Israeli diplomats, though, have been up in arms about Mr. Riza for some time, saying he represented the Islamic-Arab hard line in Mr. Annan's close circles. "In those moments that the secretariat needed to show a balanced and fair approach, Riza's influence was unhelpful," Israel's ambassador, Dan Gillerman, told the Sun.
Mr. Riza was rumored for a long time to be on his way out, but the abruptness and the timing of yesterday's announcement, on a slow news day on the eve of the holidays - with most beat reporters out on vacation - raised suspicions.
"Annan is not resigning, why should Riza?" said one high U.N. official who asked for anonymity. Only on Tuesday night, he added, Mr. Riza and other top officials attended a holiday party on the 38th floor. The official said that he had no inkling that Mr. Riza was going to be out of office the next day.

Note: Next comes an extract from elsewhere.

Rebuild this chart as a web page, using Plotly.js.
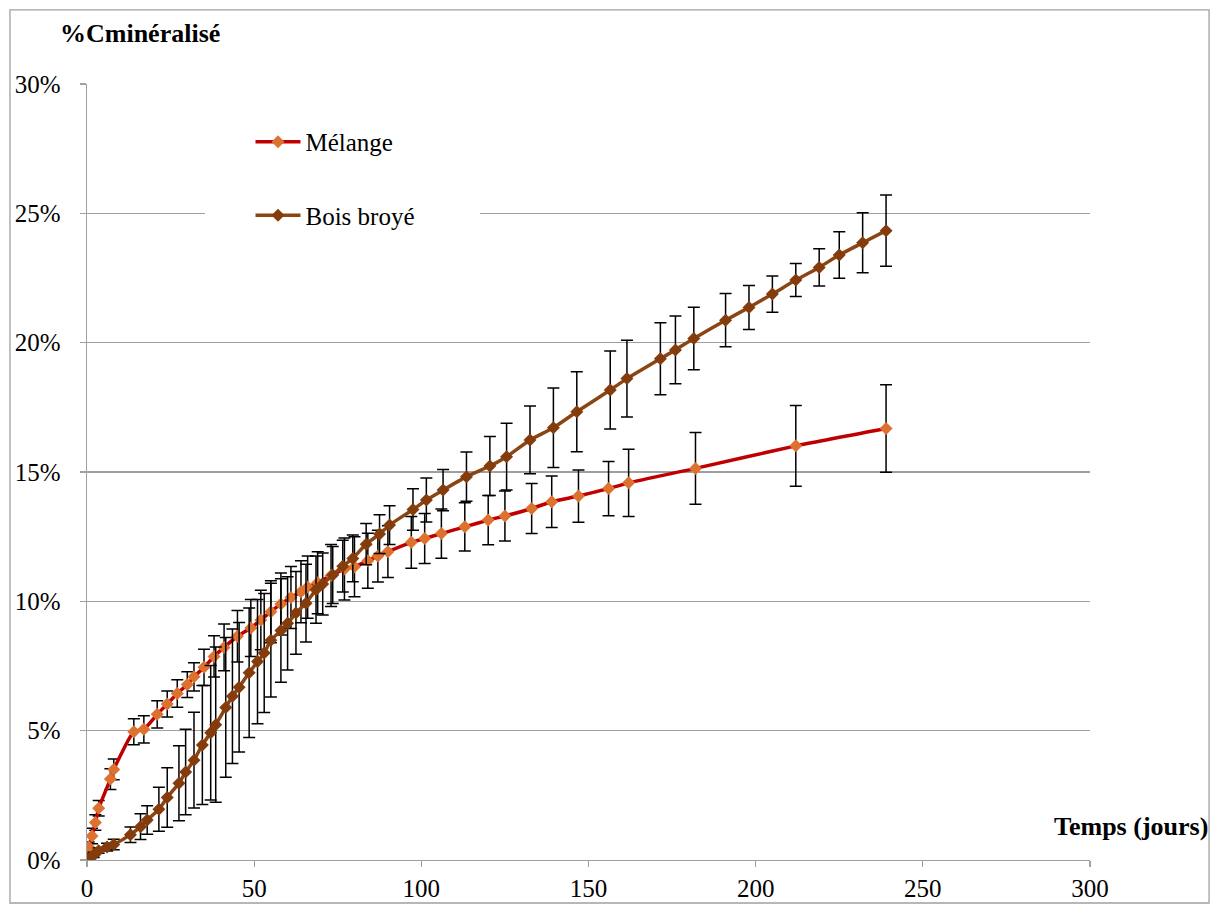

Neither did most U.N. diplomats, including ambassadors on the Security Council. "I heard it just now," Ambassador Andrey Denisov of Russia said. "It is a surprise to me," Chilean Ambassador Heraldo Munoz said. Algerian Ambassador Abdallah Baali said that he had known for a long time that Mr. Riza intended to leave, but even he said the timing was a surprise to many of his colleagues.
Mr. Riza has raised the ire of the U.N. staff union recently at a meeting in the aftermath of allegations against the head of the U.N.'s internal investigative arm. Some said that the chief of staff had worked to squash the investigation into allegations of abuse of power. When the union voted for a resolution that expressed no confidence in Mr. Annan's senior management, many privately said this was directed at Mr. Riza.
Earlier, Mr. Riza, who was Mr. Annan's lieutenant at the peacekeeping department under Secretary-General Boutros Ghali, ignored cable messages from a U.N. commander in Africa, Lieutenant General Romeo Dallaire of Canada, rather than passing them along to higher-ups in the organization and to the Security Council. General Dallaire had repeatedly warned that mass murder was being planned in Rwanda. "Mistakes were made," Mr. Riza admitted later. "They were misinterpretations of the information that was available, and we have to learn from that and we have to move ahead."